====== DATA EXTRACT
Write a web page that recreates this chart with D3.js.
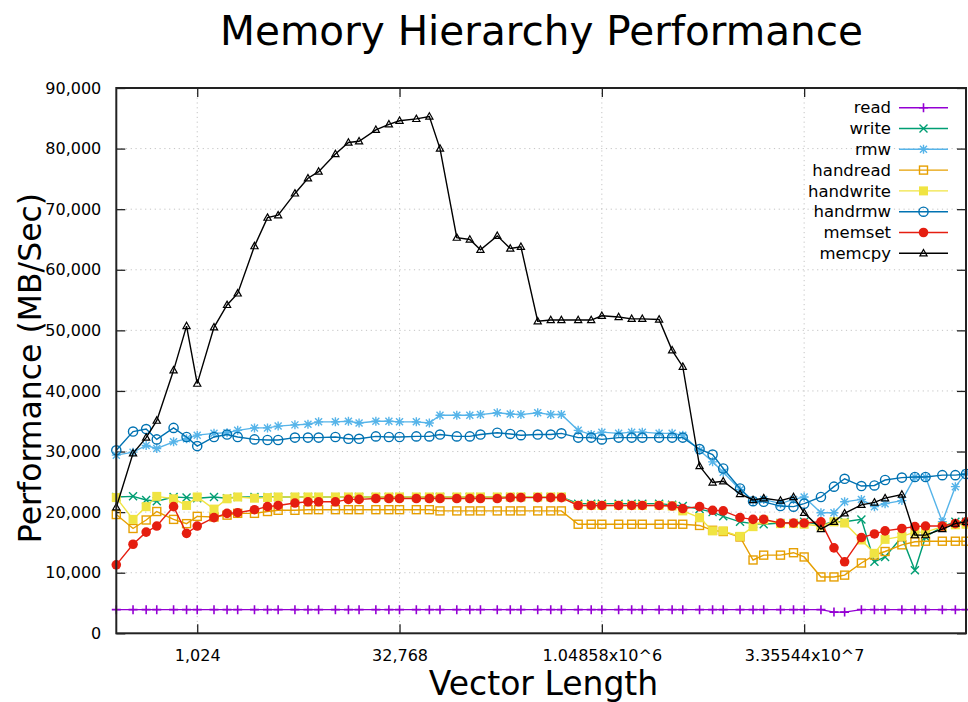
<!DOCTYPE html>
<html>
<head>
<meta charset="utf-8">
<script src="https://cdn.jsdelivr.net/npm/d3@7"></script>
<style>
    body { margin: 0; background: #fff; }
    text { font-family: "DejaVu Sans", sans-serif; fill: #000; }
</style>
</head>
<body>
<div id="id_plot_memory"></div>
<script>
// vector lengths (x), 3 points per octave from 2^8 to 2^29
var vectorLengths = [256, 341, 427, 512, 683, 853, 1024, 1365, 1707, 2048, 2731, 3413,
    4096, 5461, 6827, 8192, 10923, 13653, 16384, 21845, 27307, 32768, 43691, 54613,
    65536, 87381, 109227, 131072, 174763, 218453, 262144, 349525, 436907, 524288,
    699051, 873813, 1048576, 1398101, 1747627, 2097152, 2796203, 3495253, 4194304,
    5592405, 6990507, 8388608, 11184811, 13981013, 16777216, 22369621, 27962027,
    33554432, 44739243, 55924053, 67108864, 89478485, 111848107, 134217728,
    178956971, 223696213, 268435456, 357913941, 447392427, 536870912];

var seriesNames = ["read", "write", "rmw", "handread", "handwrite", "handrmw", "memset", "memcpy"];

var readVals = [3900, 3900, 3900, 3900, 3900, 3900, 3900, 3900, 3900, 3900, 3900, 3900,
    3900, 3900, 3900, 3900, 3900, 3900, 3900, 3900, 3900, 3900, 3900, 3900,
    3900, 3900, 3900, 3900, 3900, 3900, 3900, 3900, 3900, 3900, 3900, 3900,
    3900, 3900, 3900, 3900, 3900, 3900, 3900, 3900, 3900, 3900, 3900, 3900,
    3900, 3900, 3900, 3900, 3900, 3500, 3500, 3900, 3900, 3900, 3900, 3900,
    3900, 3900, 3900, 3900];

var writeVals = [22500, 22600, 22000, 21800, 22500, 22400, 22300, 22500, 22300, 22500, 22500, 22500,
    22500, 22500, 22500, 22500, 22500, 22500, 22500, 22500, 22500, 22500, 22500, 22500,
    22500, 22500, 22500, 22500, 22500, 22500, 22500, 22500, 22500, 22500, 21400, 21400,
    21400, 21400, 21400, 21400, 21400, 21200, 21000, 20500, 20000, 19300, 18400, 18100,
    18000, 18200, 18200, 18400, 17900, 18400, 18400, 18800, 11800, 12600, 15900, 10400,
    15900, 17600, 18400, 18400];

var rmwVals = [29400, 29900, 31000, 30500, 31600, 32100, 32700, 33000, 33100, 33500, 33900, 33900,
    34200, 34400, 34500, 34900, 34900, 35000, 34700, 35000, 35000, 34900, 34900, 34700,
    36000, 36000, 36000, 36100, 36400, 36200, 36100, 36400, 36100, 36100, 33500, 32800,
    33200, 33000, 33200, 33200, 33000, 33000, 32700, 30200, 28300, 26600, 23700, 21900,
    22100, 21400, 22100, 22500, 19900, 19900, 21700, 22100, 20900, 21400, 21900, 25800,
    25800, 18400, 24200, 26400];

var handreadVals = [19600, 17300, 18700, 20100, 18800, 18100, 19300, 19200, 19500, 19800, 19800, 20100,
    20300, 20300, 20400, 20400, 20400, 20400, 20400, 20400, 20400, 20400, 20400, 20400,
    20200, 20200, 20200, 20200, 20200, 20200, 20200, 20200, 20200, 20200, 18000, 18000,
    18000, 18000, 18000, 18000, 18000, 18000, 18000, 17800, 17000, 16800, 15900, 12100,
    12900, 12900, 13300, 12600, 9300, 9300, 9600, 11600, 12900, 13500, 14600, 15100,
    15200, 15200, 15200, 15200];

var handwriteVals = [22400, 18800, 20900, 22600, 22200, 21100, 22500, 20500, 22200, 22500, 22300, 22400,
    22500, 22500, 22500, 22500, 22500, 22500, 22500, 22500, 22500, 22500, 22500, 22500,
    22500, 22500, 22500, 22500, 22500, 22500, 22500, 22500, 22500, 22500, 21100, 21100,
    21100, 21100, 21100, 21100, 21100, 21000, 20200, 19100, 16900, 16900, 16000, 17600,
    18700, 18100, 18100, 18000, 17700, 18400, 18200, 15400, 13200, 15500, 16000, 16700,
    16700, 17600, 17900, 18000];

var handrmwVals = [30200, 33300, 33700, 32000, 33900, 32400, 30900, 32400, 32800, 32400, 32000, 31900,
    31900, 32300, 32300, 32300, 32400, 32100, 32100, 32500, 32400, 32400, 32500, 32500,
    32800, 32500, 32500, 32800, 33100, 32900, 32700, 32800, 32800, 33000, 32300, 32300,
    32000, 32300, 32300, 32300, 32300, 32300, 32300, 30400, 29500, 27200, 23900, 21800,
    21700, 21000, 20900, 21400, 22500, 24200, 25500, 24300, 24400, 25300, 25700, 25800,
    25800, 26100, 26100, 26300];

var memsetVals = [11300, 14700, 16700, 17700, 20900, 16500, 17700, 19100, 19800, 19900, 20400, 20900,
    21100, 21500, 21700, 21700, 21700, 22100, 22100, 22250, 22250, 22250, 22250, 22250,
    22250, 22250, 22250, 22250, 22250, 22400, 22400, 22400, 22400, 22400, 21100, 21100,
    21100, 21100, 21100, 21100, 21100, 21000, 20600, 20900, 20300, 20200, 19100, 18800,
    18800, 18200, 18200, 18200, 18400, 14100, 11800, 15800, 16400, 16900, 17300, 17600,
    17700, 17700, 18100, 18400];

var memcpyVals = [20800, 29700, 32300, 35100, 43400, 50700, 41200, 50500, 54200, 56100, 63900, 68600,
    69000, 72600, 75100, 76200, 79100, 81000, 81200, 83100, 84000, 84600, 84900, 85300,
    80000, 65300, 65000, 63300, 65600, 63500, 63800, 51500, 51700, 51700, 51700, 51700,
    52400, 52200, 51900, 51900, 51800, 46700, 44000, 27600, 24900, 25100, 23000, 22000,
    22300, 21900, 22500, 19900, 17200, 18400, 19800, 21200, 21600, 22300, 22900, 16200,
    16200, 17200, 18100, 18400];

var xTickValues = [1024, 32768, 1048576, 33554432];
var xTickLabels = ["1,024", "32,768", "1.04858x10^6", "3.35544x10^7"];
var yTickValues = [0, 10000, 20000, 30000, 40000, 50000, 60000, 70000, 80000, 90000];

// gnuplot default line colours and point types
var colors = ["#9400d3", "#009e73", "#56b4e9", "#e69f00", "#f0e442", "#0072b2", "#e51e10", "#000000"];
var pointTypes = ["plus", "cross", "star", "square", "squareFill", "circle", "circleFill", "triangle"];

function buildSeries() {
    var allVals = [readVals, writeVals, rmwVals, handreadVals, handwriteVals, handrmwVals, memsetVals, memcpyVals];
    return seriesNames.map(function (name, i) {
        return {
            name: name,
            color: colors[i],
            point: pointTypes[i],
            values: vectorLengths.map(function (len, j) {
                return {x: len, y: allVals[i][j]};
            })
        };
    });
}

function drawMarker(sel, type, color) {
    if (type === "plus") {
        sel.append("path").attr("d", "M-4.5,0H4.5M0,-4.5V4.5")
            .attr("stroke", color).attr("stroke-width", 1.6).attr("fill", "none");
    } else if (type === "cross") {
        sel.append("path").attr("d", "M-4,-4L4,4M-4,4L4,-4")
            .attr("stroke", color).attr("stroke-width", 1.4).attr("fill", "none");
    } else if (type === "star") {
        sel.append("path").attr("d", "M-4.5,0H4.5M0,-4.5V4.5M-3.5,-3.5L3.5,3.5M-3.5,3.5L3.5,-3.5")
            .attr("stroke", color).attr("stroke-width", 1.4).attr("fill", "none");
    } else if (type === "square") {
        sel.append("rect").attr("x", -4).attr("y", -4).attr("width", 8).attr("height", 8)
            .attr("stroke", color).attr("stroke-width", 1.4).attr("fill", "none");
    } else if (type === "squareFill") {
        sel.append("rect").attr("x", -4.5).attr("y", -4.5).attr("width", 9).attr("height", 9)
            .attr("fill", color);
    } else if (type === "circle") {
        sel.append("circle").attr("r", 4.6)
            .attr("stroke", color).attr("stroke-width", 1.4).attr("fill", "none");
    } else if (type === "circleFill") {
        sel.append("circle").attr("r", 4.8).attr("fill", color);
    } else if (type === "triangle") {
        sel.append("path").attr("d", "M0,-3.8L3.6,2.6H-3.6Z")
            .attr("stroke", color).attr("stroke-width", 1.2).attr("fill", "none");
    }
}

function drawChart(series) {
    var svgWidth = 968, svgHeight = 702;
    var left = 116.3, right = 966, top = 88, bottom = 633.3;

    var svg = d3.select("#id_plot_memory").append("svg")
        .attr("width", svgWidth)
        .attr("height", svgHeight);

    var x = d3.scaleLog().base(2).domain([256, 536870912]).range([left, right]);
    var y = d3.scaleLinear().domain([0, 90000]).range([bottom, top]);

    // grid (dotted, light)
    var grid = svg.append("g").attr("class", "grid");
    grid.selectAll("line.gy")
        .data(yTickValues.slice(1, -1))
        .enter().append("line")
        .attr("x1", left).attr("x2", right)
        .attr("y1", function (d) { return y(d); })
        .attr("y2", function (d) { return y(d); })
        .attr("stroke", "#c4c4c4").attr("stroke-width", 1).attr("stroke-dasharray", "1.2,3.6");
    grid.selectAll("line.gx")
        .data(xTickValues)
        .enter().append("line")
        .attr("y1", top).attr("y2", bottom)
        .attr("x1", function (d) { return x(d); })
        .attr("x2", function (d) { return x(d); })
        .attr("stroke", "#c4c4c4").attr("stroke-width", 1).attr("stroke-dasharray", "1.2,3.6");

    // axes: ticks drawn inward, mirrored on top and right
    var axisBottom = d3.axisBottom(x).tickValues(xTickValues).tickSize(-9).tickPadding(16)
        .tickFormat(function (d, i) { return xTickLabels[i]; });
    var axisTop = d3.axisTop(x).tickValues(xTickValues).tickSize(-9).tickFormat("");
    var axisLeft = d3.axisLeft(y).tickValues(yTickValues).tickSize(-9).tickPadding(15)
        .tickFormat(d3.format(","));
    var axisRight = d3.axisRight(y).tickValues(yTickValues).tickSize(-9).tickFormat("");

    var gb = svg.append("g").attr("transform", "translate(0," + bottom + ")").call(axisBottom);
    var gt = svg.append("g").attr("transform", "translate(0," + top + ")").call(axisTop);
    var gl = svg.append("g").attr("transform", "translate(" + left + ",0)").call(axisLeft);
    var gr = svg.append("g").attr("transform", "translate(" + right + ",0)").call(axisRight);

    [gb, gt, gl, gr].forEach(function (g) {
        g.selectAll(".domain").remove();
        g.selectAll(".tick line").attr("stroke", "#222").attr("stroke-width", 1.3);
        g.selectAll(".tick text").style("font-size", "16px")
            .style("font-family", "'DejaVu Sans', sans-serif").attr("fill", "#111");
    });

    // series
    var line = d3.line()
        .x(function (d) { return x(d.x); })
        .y(function (d) { return y(d.y); });

    var groups = svg.selectAll("g.series")
        .data(series)
        .enter()
        .append("g")
        .attr("class", "series");

    groups.append("path")
        .attr("d", function (d) { return line(d.values); })
        .attr("fill", "none")
        .attr("stroke", function (d) { return d.color; })
        .attr("stroke-width", 1.4);

    groups.each(function (s) {
        d3.select(this).selectAll("g.pt")
            .data(s.values)
            .enter()
            .append("g")
            .attr("class", "pt")
            .attr("transform", function (d) { return "translate(" + x(d.x) + "," + y(d.y) + ")"; })
            .each(function () { drawMarker(d3.select(this), s.point, s.color); });
    });

    // frame
    svg.append("rect")
        .attr("x", left).attr("y", top)
        .attr("width", right - left).attr("height", bottom - top)
        .attr("fill", "none").attr("stroke", "#222").attr("stroke-width", 2);

    // legend
    var legend = svg.append("g").attr("class", "legend");
    var rows = legend.selectAll("g")
        .data(series)
        .enter()
        .append("g")
        .attr("transform", function (d, i) { return "translate(0," + (107.7 + i * 20.8) + ")"; });
    rows.append("text")
        .attr("x", 891).attr("dy", "0.35em")
        .attr("text-anchor", "end")
        .style("font-size", "16.5px")
        .text(function (d) { return d.name; });
    rows.append("line")
        .attr("x1", 899).attr("x2", 948)
        .attr("stroke", function (d) { return d.color; })
        .attr("stroke-width", 1.4);
    rows.each(function (s) {
        var m = d3.select(this).append("g").attr("transform", "translate(923.5,0)");
        drawMarker(m, s.point, s.color);
    });

    // titles
    svg.append("text")
        .attr("x", 541.5).attr("y", 45)
        .attr("text-anchor", "middle")
        .style("font-size", "40.5px")
        .text("Memory Hierarchy Performance");
    svg.append("text")
        .attr("transform", "translate(41,368) rotate(-90)")
        .attr("text-anchor", "middle")
        .style("font-size", "31.5px")
        .text("Performance (MB/Sec)");
    svg.append("text")
        .attr("x", 543.5).attr("y", 695)
        .attr("text-anchor", "middle")
        .style("font-size", "33px")
        .text("Vector Length");
}

drawChart(buildSeries());
</script>
</body>
</html>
============
→ WORK TO BE COMPLETED:
Starting at the first line of the material, output exactly the lines up to and including the one with "15900, 17600, 18400, 18400];". Do not include the pictures.

→ EXERCISE OUTPUT:
Write a web page that recreates this chart with D3.js.
<!DOCTYPE html>
<html>
<head>
<meta charset="utf-8">
<script src="https://cdn.jsdelivr.net/npm/d3@7"></script>
<style>
    body { margin: 0; background: #fff; }
    text { font-family: "DejaVu Sans", sans-serif; fill: #000; }
</style>
</head>
<body>
<div id="id_plot_memory"></div>
<script>
// vector lengths (x), 3 points per octave from 2^8 to 2^29
var vectorLengths = [256, 341, 427, 512, 683, 853, 1024, 1365, 1707, 2048, 2731, 3413,
    4096, 5461, 6827, 8192, 10923, 13653, 16384, 21845, 27307, 32768, 43691, 54613,
    65536, 87381, 109227, 131072, 174763, 218453, 262144, 349525, 436907, 524288,
    699051, 873813, 1048576, 1398101, 1747627, 2097152, 2796203, 3495253, 4194304,
    5592405, 6990507, 8388608, 11184811, 13981013, 16777216, 22369621, 27962027,
    33554432, 44739243, 55924053, 67108864, 89478485, 111848107, 134217728,
    178956971, 223696213, 268435456, 357913941, 447392427, 536870912];

var seriesNames = ["read", "write", "rmw", "handread", "handwrite", "handrmw", "memset", "memcpy"];

var readVals = [3900, 3900, 3900, 3900, 3900, 3900, 3900, 3900, 3900, 3900, 3900, 3900,
    3900, 3900, 3900, 3900, 3900, 3900, 3900, 3900, 3900, 3900, 3900, 3900,
    3900, 3900, 3900, 3900, 3900, 3900, 3900, 3900, 3900, 3900, 3900, 3900,
    3900, 3900, 3900, 3900, 3900, 3900, 3900, 3900, 3900, 3900, 3900, 3900,
    3900, 3900, 3900, 3900, 3900, 3500, 3500, 3900, 3900, 3900, 3900, 3900,
    3900, 3900, 3900, 3900];

var writeVals = [22500, 22600, 22000, 21800, 22500, 22400, 22300, 22500, 22300, 22500, 22500, 22500,
    22500, 22500, 22500, 22500, 22500, 22500, 22500, 22500, 22500, 22500, 22500, 22500,
    22500, 22500, 22500, 22500, 22500, 22500, 22500, 22500, 22500, 22500, 21400, 21400,
    21400, 21400, 21400, 21400, 21400, 21200, 21000, 20500, 20000, 19300, 18400, 18100,
    18000, 18200, 18200, 18400, 17900, 18400, 18400, 18800, 11800, 12600, 15900, 10400,
    15900, 17600, 18400, 18400];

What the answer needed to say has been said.